Enclavado en la Sierra de Puebla se materializó un ensueño. Las cualidades oníricas de Cuetzalan del Progreso azoran incluso a los mexicanos que han tenido la fortuna de recorrer su país –uno que por cierto seguido se viste de imaginario.
Afirmar que México es un país que por naturaleza supera los límites de lo "real" es ciertamente un lugar común. Incontables son los rincones y situaciones que animan esta premisa, lo mismo que incontables son las voces que a lo largo de la historia lo han advertido –incluidos diversos próceres de lo "surreal", como Buñuel, Dalí, Carrington y el propio Bretón. Pero cuando uno se topa con este pueblo, con Cuetzalan, es casi imposible no recalcarlo una vez más. A fin de cuenta puede que el nuestro sea, ante todo, un país preciosamente inverosímil.
Calles empedradas, laberintescas, sirven como arterias para recorrer este pueblo conformado sobretodo por construcciones sobrias con lomos entejados; iglesias entre las que destacan la Parroquia de San Francisco y el genialmente gotiquesco Santuario de Guadalupe (o "Iglesia de los Jarritos") –por cierto, la primera de estas, se traslapa a la vista con el gigantesco poste del cual se arrojan los voladores, cuyas sombras al anochecer acarician literalmente la fachada del templo mientras vuelan.
Un caudal de insumos naturales que se ofrecen el día de mercado, en domingo, se encarga de recordarnos la riqueza original, desbordante, que tenemos en el país: vainilla fresca o seca, chiltepín, alberjón, enormes ramas de canela, tabaco listo para liar, incienso para las ceremonias y rituales, café de primera calidad y hasta cinco variedades de quelites; estos son solo algunos de los embajadores de la abundancia local.

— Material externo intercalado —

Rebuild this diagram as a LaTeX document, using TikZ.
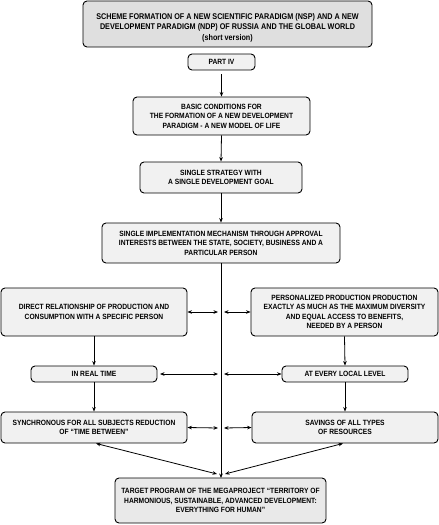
\documentclass[tikz,border=0pt]{standalone}
\usepackage{fontspec}
\setmainfont{Liberation Sans}
\newfontfamily\boxfont[FakeStretch=0.88]{Liberation Sans}
\newfontfamily\topfont[FakeStretch=0.87]{Liberation Sans}
\usetikzlibrary{arrows.meta}
\begin{document}
\begin{tikzpicture}[x=1pt,y=-1pt,
  box/.style={draw=black, line width=0.9pt, rounded corners=4pt, fill=gray!11,
    inner sep=1pt, align=center,
    font=\boxfont\fontsize{7.6}{9.5}\selectfont\bfseries},
  darkbox/.style={box, fill=gray!25},
  midbox/.style={box, fill=gray!17},
  conn/.style={line width=0.8pt, -{Stealth[length=4.5pt,width=3.6pt]}},
  dconn/.style={line width=0.8pt, {Stealth[length=4.5pt,width=3.6pt]}-{Stealth[length=4.5pt,width=3.6pt]}}]
\useasboundingbox (0,0) rectangle (439,525);
\node[darkbox, minimum width=289pt, minimum height=46pt] (top) at (227.5,24) {};
\node[align=center, inner sep=0pt, font=\topfont\fontsize{8.3}{10.5}\selectfont\bfseries] (toptext) at (227.5,27.5)
  {SCHEME FORMATION OF A NEW SCIENTIFIC PARADIGM (NSP) AND A NEW\\DEVELOPMENT PARADIGM (NDP) OF RUSSIA AND THE GLOBAL WORLD\\(short version)};
\node[box, minimum width=67pt, minimum height=16pt] (part) at (221.5,62) {PART IV};
\node[box, minimum width=177pt, minimum height=38pt] (basic) at (221.5,116)
  {BASIC CONDITIONS FOR\\THE FORMATION OF A NEW DEVELOPMENT\\PARADIGM - A NEW MODEL OF LIFE};
\node[box, minimum width=162pt, minimum height=31pt] (strat) at (221,177.5)
  {SINGLE STRATEGY WITH\\A SINGLE DEVELOPMENT GOAL};
\node[box, minimum width=238pt, minimum height=40pt] (impl) at (221,243)
  {SINGLE IMPLEMENTATION MECHANISM THROUGH APPROVAL\\INTERESTS BETWEEN THE STATE, SOCIETY, BUSINESS AND A\\PARTICULAR PERSON};
\node[box, minimum width=186pt, minimum height=48pt] (direct) at (94,312)
  {DIRECT RELATIONSHIP OF PRODUCTION AND\\CONSUMPTION WITH A SPECIFIC PERSON};
\node[box, minimum width=187pt, minimum height=48pt] (pers) at (344.5,312)
  {PERSONALIZED PRODUCTION PRODUCTION\\EXACTLY AS MUCH AS THE MAXIMUM DIVERSITY\\AND EQUAL ACCESS TO BENEFITS,\\NEEDED BY A PERSON};
\node[box, minimum width=126pt, minimum height=16pt] (real) at (94,374) {IN REAL TIME};
\node[box, minimum width=126pt, minimum height=16pt] (local) at (345,374) {AT EVERY LOCAL LEVEL};
\node[box, minimum width=186pt, minimum height=31pt] (sync) at (94,427.5)
  {SYNCHRONOUS FOR ALL SUBJECTS REDUCTION\\OF “TIME BETWEEN”};
\node[box, minimum width=186pt, minimum height=31pt] (sav) at (345,427.5)
  {SAVINGS OF ALL TYPES\\OF RESOURCES};
\node[midbox, minimum width=211pt, minimum height=45pt] (target) at (220.5,500.5)
  {TARGET PROGRAM OF THE MEGAPROJECT “TERRITORY OF\\HARMONIOUS, SUSTAINABLE, ADVANCED DEVELOPMENT:\\EVERYTHING FOR HUMAN”};
% spine coordinates
\coordinate (s1l) at (218,312); \coordinate (s1r) at (224,312);
\coordinate (s2l) at (218,374); \coordinate (s2r) at (224,374);
\coordinate (s3l) at (218,428); \coordinate (s3r) at (224,428);
\coordinate (rl) at (160,374);
\coordinate (tl) at (217,474); \coordinate (tr) at (225,474);
\coordinate (tc) at (221,263); \coordinate (tb) at (221,478);
% arrows
\draw[conn] ([yshift=-4pt]part.south) -- (basic.north);
\draw[conn] (basic.south) -- (strat.north);
\draw[conn] (strat.south) -- (impl.north);
\draw[conn] (tc) -- (tb);
\draw[dconn] (direct.east) -- (s1l);
\draw[dconn] (s1r) -- (pers.west);
\draw[dconn] (rl) -- (s2l);
\draw[dconn] (s2r) -- (local.west);
\draw[dconn] (sync.east) -- (s3l);
\draw[dconn] (s3r) -- (sav.west);
\draw[conn] (direct.south) -- (real.north);
\draw[conn] (real.south) -- (sync.north);
\draw[conn] (pers.south) -- (local.north);
\draw[conn] (local.south) -- (sav.north);
\draw[dconn] ([xshift=2pt]sync.south) -- (tl);
\draw[dconn] ([xshift=-2pt]sav.south) -- (tr);
\end{tikzpicture}
\end{document}
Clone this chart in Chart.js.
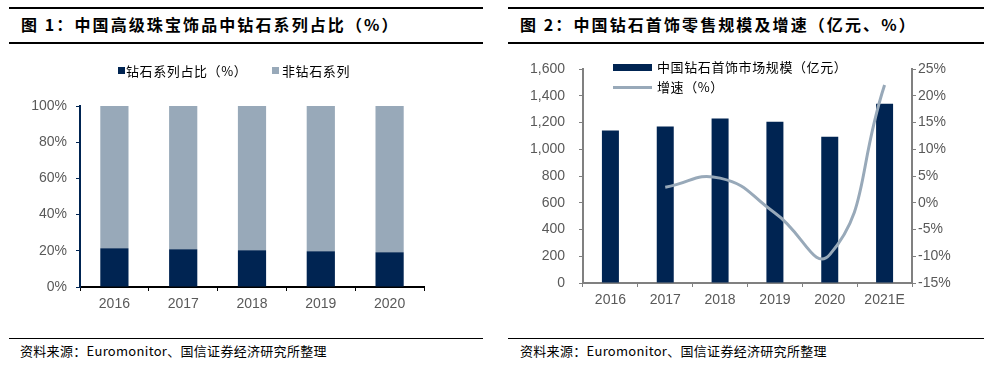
<!DOCTYPE html>
<html>
<head>
<meta charset="utf-8">
<script src="https://cdn.jsdelivr.net/npm/chart.js@4.4.1/dist/chart.umd.min.js"></script>
<style>
  body { margin: 0; background: #fff; width: 993px; height: 366px; overflow: hidden; position: relative; font-family: "Noto Sans CJK SC", sans-serif; }
  .rule { position: absolute; height: 0; border-top: 2px solid #000; }
  .title { position: absolute; font-weight: bold; font-size: 16px; letter-spacing: 2.1px; color: #000; line-height: 20px; }
  .src { position: absolute; font-size: 13px; color: #000; line-height: 16px; letter-spacing: 0.3px; }
  .leg { position: absolute; font-size: 13px; color: #000; line-height: 16px; letter-spacing: 0.6px; }
  .sw { position: absolute; }
  canvas { position: absolute; }
</style>
</head>
<body>
<div class="rule" style="left:9px;top:7px;width:474px"></div>
<div class="rule" style="left:9px;top:42px;width:474px"></div>
<div class="rule" style="left:508px;top:7px;width:476px"></div>
<div class="rule" style="left:508px;top:42px;width:476px"></div>
<div class="title" style="left:21px;top:14px">图 1：中国高级珠宝饰品中钻石系列占比（%）</div>
<div class="title" style="left:520px;top:14px">图 2：中国钻石首饰零售规模及增速（亿元、%）</div>

<canvas id="left" width="497" height="320" style="left:0;top:0"></canvas>
<canvas id="right" width="496" height="320" style="left:497px;top:0"></canvas>

<div class="sw" style="left:118px;top:67px;width:7px;height:7px;background:#002452"></div>
<div class="leg" style="left:126px;top:63px">钻石系列占比（%）</div>
<div class="sw" style="left:272px;top:67px;width:7px;height:7px;background:#98A9B9"></div>
<div class="leg" style="left:282px;top:63px">非钻石系列</div>

<div class="sw" style="left:613px;top:64px;width:39px;height:7px;background:#002452"></div>
<div class="leg" style="left:657px;top:59px">中国钻石首饰市场规模（亿元）</div>
<div class="sw" style="left:613px;top:86px;width:39px;height:3px;background:#98A9B9"></div>
<div class="leg" style="left:657px;top:79px">增速（%）</div>

<div class="rule" style="left:9px;top:338px;width:474px;border-top-width:1px"></div>
<div class="rule" style="left:508px;top:338px;width:476px;border-top-width:1px"></div>
<div class="src" style="left:20px;top:343px">资料来源：Euromonitor、国信证券经济研究所整理</div>
<div class="src" style="left:520px;top:343px">资料来源：Euromonitor、国信证券经济研究所整理</div>

<script>
// chart 1
var years1 = ['2016', '2017', '2018', '2019', '2020']
var diamondShare = [21.4, 20.8, 20.3, 19.7, 19.2]
var nonDiamond = [78.6, 79.2, 79.7, 80.3, 80.8]

// chart 2
var years2 = ['2016', '2017', '2018', '2019', '2020', '2021E']
var marketSize = [1140, 1170, 1229, 1206, 1094, 1341]
var growth = [null, 2.9, 4.6, -1.9, -9.7, 22.0]

var navy = '#002452'
var grey = '#98A9B9'
var tickFont = { family: '"Liberation Sans", Arial, sans-serif', size: 14 }
var tickColor = '#595959'

Chart.defaults.animation = false

new Chart(document.getElementById('left').getContext('2d'), {
  type: 'bar',
  data: {
    labels: years1,
    datasets: [{
      data: diamondShare,
      backgroundColor: navy,
      barPercentage: 0.41,
      categoryPercentage: 1
    }, {
      data: nonDiamond,
      backgroundColor: grey,
      barPercentage: 0.41,
      categoryPercentage: 1
    }]
  },
  options: {
    responsive: false,
    layout: { padding: { top: 106, right: 73, left: 0, bottom: 0 } },
    plugins: { legend: { display: false }, tooltip: { enabled: false } },
    scales: {
      x: {
        stacked: true,
        afterFit: function (s) { s.height = 33 },
        border: { color: '#000', width: 2 },
        grid: { drawOnChartArea: false, tickLength: 4, color: '#000', lineWidth: 1 },
        ticks: { font: tickFont, color: tickColor, padding: 5 }
      },
      y: {
        stacked: true,
        min: 0,
        max: 100,
        afterFit: function (s) { s.width = 80 },
        border: { color: navy, width: 2 },
        grid: { drawOnChartArea: false, tickLength: 4, color: navy, lineWidth: 1 },
        ticks: { stepSize: 20, font: tickFont, color: tickColor, padding: 9,
          callback: function (v) { return v + '%' } }
      }
    }
  }
})

new Chart(document.getElementById('right').getContext('2d'), {
  type: 'bar',
  data: {
    labels: years2,
    datasets: [{
      type: 'line',
      data: growth,
      yAxisID: 'y2',
      borderColor: grey,
      borderWidth: 3,
      pointRadius: 0,
      tension: 0.5,
      order: 0
    }, {
      data: marketSize,
      yAxisID: 'y',
      backgroundColor: navy,
      barPercentage: 0.31,
      categoryPercentage: 1,
      order: 1
    }]
  },
  options: {
    responsive: false,
    layout: { padding: { top: 69, right: 0, left: 0, bottom: 0 } },
    plugins: { legend: { display: false }, tooltip: { enabled: false } },
    scales: {
      x: {
        afterFit: function (s) { s.height = 37 },
        border: { color: '#808080', width: 2 },
        grid: { drawOnChartArea: false, tickLength: 4, color: '#808080', lineWidth: 1 },
        ticks: { font: tickFont, color: tickColor, padding: 5 }
      },
      y: {
        position: 'left',
        min: 0,
        max: 1600,
        afterFit: function (s) { s.width = 86 },
        border: { color: '#808080', width: 2 },
        grid: { drawOnChartArea: false, tickLength: 4, color: '#808080', lineWidth: 1 },
        ticks: { stepSize: 200, font: tickFont, color: tickColor, padding: 14,
          callback: function (v) { return v.toLocaleString('en-US') } }
      },
      y2: {
        position: 'right',
        min: -15,
        max: 25,
        afterFit: function (s) { s.width = 81 },
        border: { color: '#808080', width: 2 },
        grid: { drawOnChartArea: false, tickLength: 4, color: '#808080', lineWidth: 1 },
        ticks: { stepSize: 5, font: tickFont, color: tickColor, padding: 2,
          callback: function (v) { return v + '%' } }
      }
    }
  }
})
</script>
</body>
</html>
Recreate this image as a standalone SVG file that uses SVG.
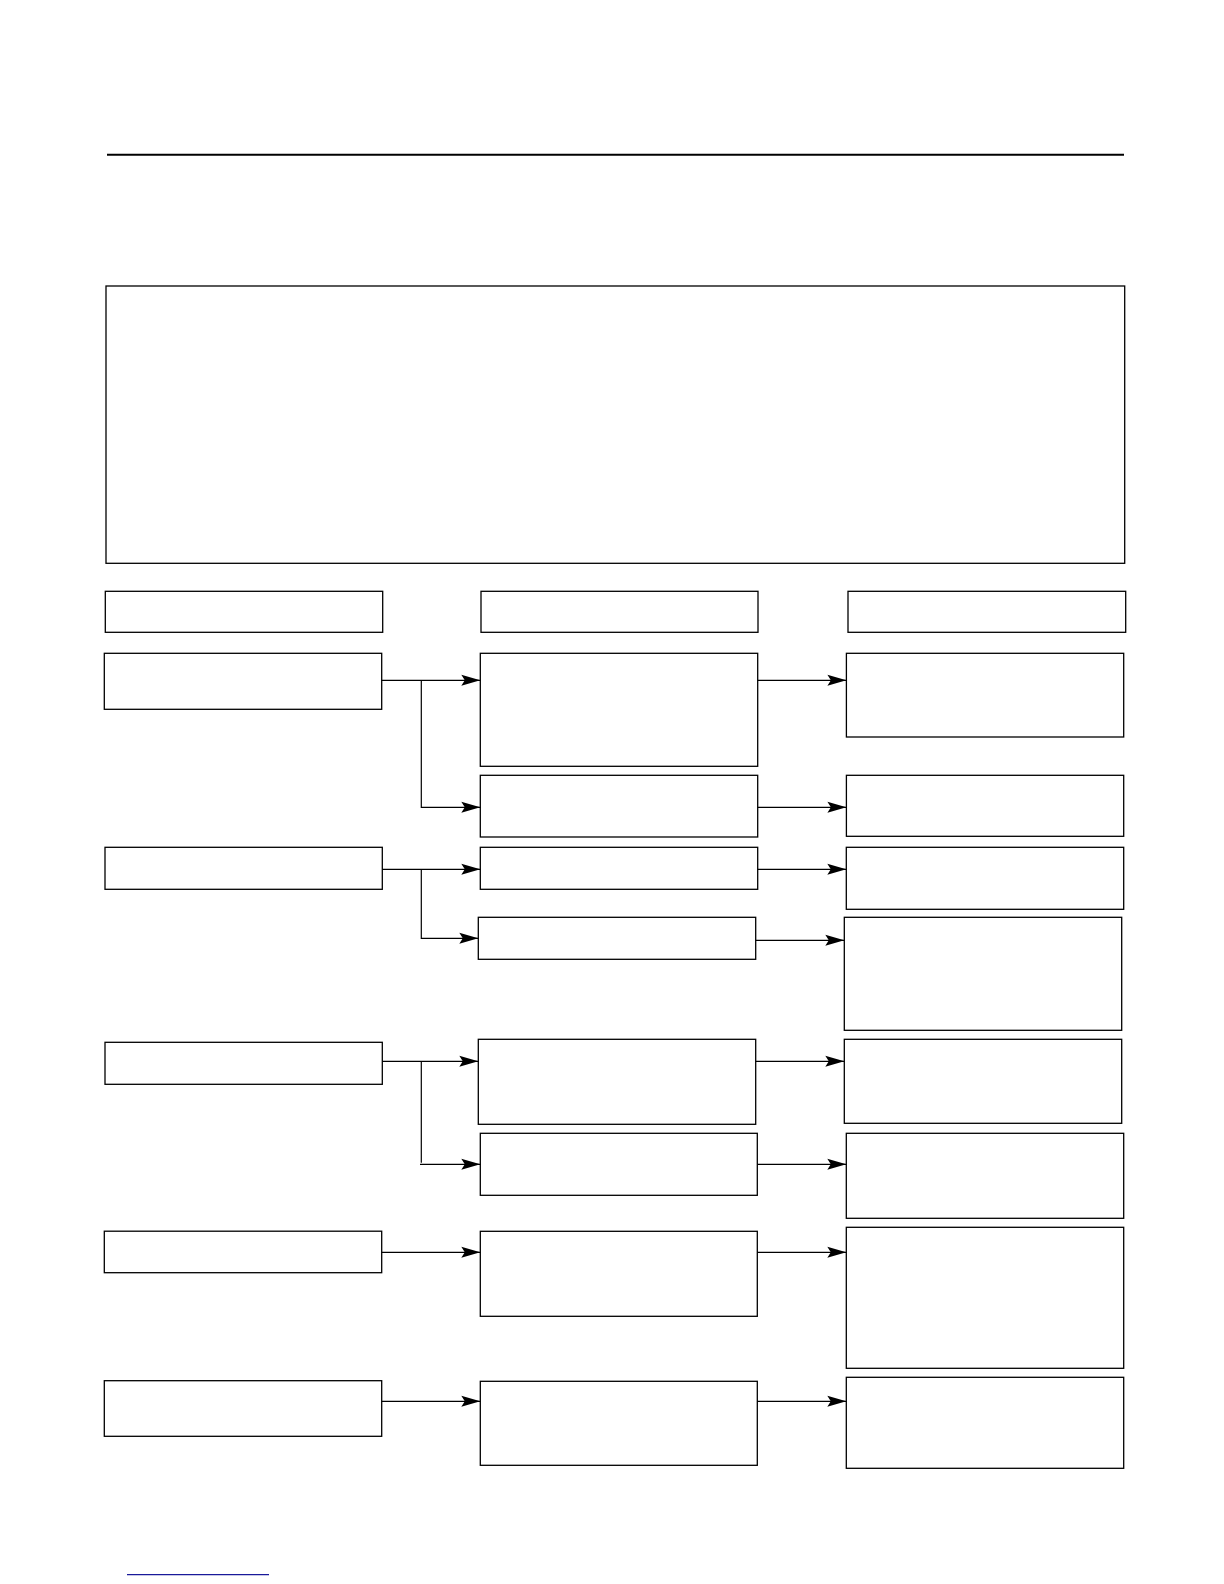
<svg xmlns="http://www.w3.org/2000/svg" width="1224" height="1584" viewBox="0 0 1224 1584">
  <style>
    .box { fill: #ffffff; stroke: #000000; stroke-width: 1.3; }
    .conn { fill: none; stroke: #000000; stroke-width: 1.2; }
    .arrow { marker-end: url(#ah); }
  </style>
  <defs>
    <marker id="ah" markerUnits="userSpaceOnUse" markerWidth="20" markerHeight="12" refX="19" refY="6" orient="auto">
      <path d="M0,0.5 L19,6 L0,11.5 L3.5,6 Z" fill="#000000"/>
    </marker>
  </defs>
  <rect x="0" y="0" width="1224" height="1584" fill="#ffffff"/>

  <line x1="107" y1="154.7" x2="1124" y2="154.7" stroke="#000000" stroke-width="2"/>
  <g id="intro"><rect class="box" x="106" y="286" width="1018.7" height="277.3"/></g>

  <g id="header1"><rect class="box" x="105.3" y="591.3" width="277.4" height="41"/></g>
  <g id="header2"><rect class="box" x="481" y="591.3" width="277" height="41"/></g>
  <g id="header3"><rect class="box" x="848" y="591.3" width="277.7" height="41"/></g>

  <g id="L1"><rect class="box" x="104.3" y="653.3" width="277.4" height="56"/></g>
  <g id="L2"><rect class="box" x="105" y="847.3" width="277.3" height="42"/></g>
  <g id="L3"><rect class="box" x="105" y="1042.3" width="277.3" height="42"/></g>
  <g id="L4"><rect class="box" x="104.3" y="1231.2" width="277.4" height="41.5"/></g>
  <g id="L5"><rect class="box" x="104.3" y="1380.7" width="277.4" height="55.6"/></g>

  <g id="M1"><rect class="box" x="480.3" y="653.3" width="277.4" height="113"/></g>
  <g id="M2"><rect class="box" x="480.3" y="775.3" width="277.4" height="61.7"/></g>
  <g id="M3"><rect class="box" x="480.3" y="847.3" width="277.4" height="42"/></g>
  <g id="M4"><rect class="box" x="478.3" y="917.3" width="277.4" height="42"/></g>
  <g id="M5"><rect class="box" x="478.3" y="1039.3" width="277.4" height="85"/></g>
  <g id="M6"><rect class="box" x="480.3" y="1133.3" width="277" height="62"/></g>
  <g id="M7"><rect class="box" x="480.3" y="1231.3" width="277" height="85"/></g>
  <g id="M8"><rect class="box" x="480.3" y="1381.3" width="277" height="84"/></g>

  <g id="R1"><rect class="box" x="846.4" y="653.3" width="277.3" height="83.7"/></g>
  <g id="R2"><rect class="box" x="846.4" y="775.3" width="277.3" height="61"/></g>
  <g id="R3"><rect class="box" x="846.3" y="847.3" width="277.4" height="62"/></g>
  <g id="R4"><rect class="box" x="844.3" y="917.3" width="277.4" height="113"/></g>
  <g id="R5"><rect class="box" x="844.3" y="1039.3" width="277.4" height="84"/></g>
  <g id="R6"><rect class="box" x="846.3" y="1133.3" width="277.4" height="85"/></g>
  <g id="R7"><rect class="box" x="846.3" y="1227.3" width="277.4" height="141"/></g>
  <g id="R8"><rect class="box" x="846.3" y="1377.3" width="277.4" height="91"/></g>

  <g id="connectors">
    <path class="conn arrow" d="M381.7,680.3 H480.3"/>
    <path class="conn arrow" d="M421.3,680.3 V807.3 H480.3"/>
    <path class="conn arrow" d="M757.7,680.3 H846.4"/>
    <path class="conn arrow" d="M757.7,807.3 H846.4"/>

    <path class="conn arrow" d="M382.3,869.3 H480.3"/>
    <path class="conn arrow" d="M421.3,869.3 V938.3 H478.3"/>
    <path class="conn arrow" d="M757.7,869.3 H846.3"/>
    <path class="conn arrow" d="M755.7,940.3 H844.3"/>

    <path class="conn arrow" d="M382.3,1061.3 H478.3"/>
    <path class="conn" d="M421.3,1061.3 V1162.8"/>
    <path class="conn arrow" d="M420,1164.3 H480.3"/>
    <path class="conn arrow" d="M755.7,1061.3 H844.3"/>
    <path class="conn arrow" d="M757.3,1164.3 H846.3"/>

    <path class="conn arrow" d="M381.7,1252.3 H480.3"/>
    <path class="conn arrow" d="M757.3,1252.3 H846.3"/>

    <path class="conn arrow" d="M381.7,1401.3 H480.3"/>
    <path class="conn arrow" d="M757.3,1401.3 H846.3"/>
  </g>

  <line x1="127" y1="1574.7" x2="269" y2="1574.7" stroke="#1a1a9a" stroke-width="1.3"/>
</svg>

El alumbrado de la plaza principal, cuya luz se entreteje con la neblina que seguido visita a Cuetzalan, colabora activamente en la creación de esta atmósfera de fantasmagoría semitropical. Montes que presumen verdes laderas, prolíficos cuerpos de agua, diversas variedades de helechos, algunos gigantes, de hasta tres o cuatro metros. Un ecosistema rebosante de alhajas botánicas, especie de bosque enjunglado, hace posible la coexistencia entre oyameles y hojas elegantes, entre liquidámbares y orquídeas.
Finalmente ese guion sensorial que se escribe al visitar el lugar, cobra sentido con el ingrediente humano: la calidez de su gente, esa que aún forma en esencia el lienzo colectivo de los mexicanos, es el máximo protocolo. El náhuatl se canta por todos lados, entre viejos y jóvenes, y los trajes típicos son aquí no un suvenir folclórico sino un elemento natural y cotidiano: ellos con camisa y calzón de manta amarrado a los tobillos, huaraches, sombrero de palma y morral de ixtle; ellas con camisas de manta adornada con cuello bordado, falda de enredo y generalmente descalzas.
Así que si estás cerca de la Sierra de Puebla, o simplemente sientes un llamado a recorrer un destino azorante, recuerda que Cuetzalan está ahí, suspendido en atemporal neblina, siempre bien dispuesto a recibirte.